# BSS - Huck and Roll Fest - Trumbull, CT - 2010-11-13



## WoodCore (Nov 15, 2010)

Had a great ride on Saturday with the Black Sheep Squadron at Trumbull! We rolled into the woods a little after 11am with 24 riders and 3 dogs and spent almost 5 hours playing around on all that the Pequonnock Valley has to offer. The weather was perfect and the cast of characters that showed up for the ride was amazing, some seriously good riders!! Everyone was going big and my head got a bit dizzy watching everyone huckin and rolling just about every rock in the joint. Some crazy shit went down for sure, even managed to check a few things off my list. 
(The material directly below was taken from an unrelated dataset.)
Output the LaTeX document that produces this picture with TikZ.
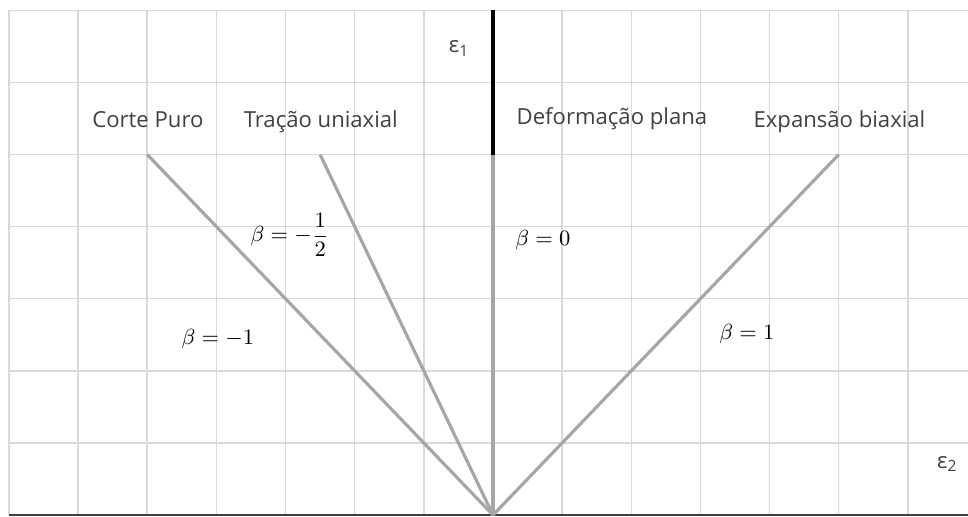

A ton of video was taken during the course of the afternoon......Here's what I have to offer....


----------



## powbmps (Nov 16, 2010)

Nice video.  Looks like a blast!

What kind of camera are you using?


----------



## WoodCore (Nov 16, 2010)

powbmps said:


> Nice video.  Looks like a blast!
> 
> What kind of camera are you using?



The video was shot with my Lumix DMC-ZS7 point and shoot.


----------



## BackLoafRiver (Nov 17, 2010)

Love the vid! Thanks for posting it. It makes me want to get out and ride right now.  The double bridge stunt looks cool!


----------



## bvibert (Nov 17, 2010)

Great job on the video.  Looks like a good time!  Now I really feel like a lazy slob...


----------